Resolution 2: Punish MBS for Khashoggi killing

Another resolution passed unanimously the same day, holding MBS personally responsible for the death of the journalist, Jamal Khashoggi. This comes after the CIA held meetings with senators, briefing them about the findings of their investigation into the events of October 2. That was the day US-based journalist and Washington Post columnist Khashoggi entered the Saudi consulate in Istanbul, where he was ambushed, murdered and dismembered by a Saudi hit squad. The operation is suspected to have been under the direct supervision of MBS, although he has denied being in the know-how, and Trump has chosen to believe that version of events.

What brings us here

Despite international pressure on Saudi Arabia and its allies, Trump not only refuses to condemn the kingdom for killing the dissident journalist and continuing with its war crimes and human rights abuses, but he also dismissed the reports put forward by US intelligence agencies, maintaining a steadfast support for MBS. The rising number of casualties in Yemen caused by US-made weapons has not rested easily with majority members of the Senate, belonging to both factions, which pushed them to vote against a strategically important ally to the US on Friday.

Those who voted yes

The resolution, written by Senator Mike Lee, Republican of Utah and Senator Bernie Sanders, independent of Vermont, invoked the War Powers Act of 1973 which was introduced after the Vietnam War to empower the Congress in deciding when the US would go to war.

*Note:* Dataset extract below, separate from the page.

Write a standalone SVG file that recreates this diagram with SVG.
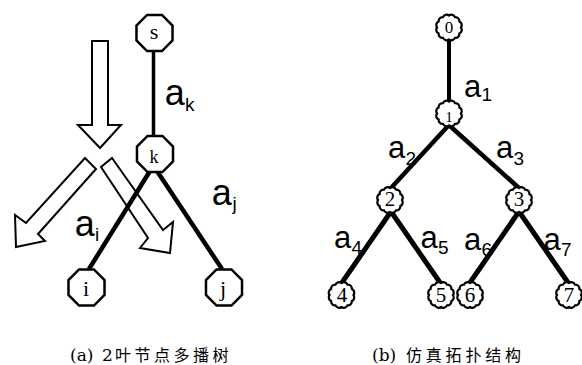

Seven Republican senators joined Democrats to pass the resolution including Lee, Susan Collins of Maine, Steve Daines of Montana, Jeff Flake of Arizona, Jerry Moran of Kansas, Rand Paul of Kentucky and Todd Young of Indiana. The Democrats who registered an unprecedented win in the midterm elections last month are poised to take control of the House starting next week, although the Yemen measure is unlikely to be taken up before the new year. It does, however, set the stage for the final showdown between the President and the Congress.

What Trump said about ending support

Trump has himself admitted that punishing Saudi Arabia for Khashoggi’s death would risk billions of dollars worth of American arm sales to the kingdom. The role that the Istanbul incident played in the Yemeni crisis is further underscored by what Senator Lee said after voting to end support, “What the Khashoggi event did, I think, was to focus on the fact that we have been led into this civil war in Yemen, half a world away, into a conflict in which few Americans that I know can articulate what American national security interest is at stake. And we’ve done so, following the lead of the kingdom of Saudi Arabia.”

Just hours before the final vote, Defense Secretary Jim Mattis and Secretary of State Mike Pompeo had briefed the lawmakers behind closed doors, imploring them to let the exchange of military advice, logistical support and intelligence with Saudi Arabia continue as it has for years.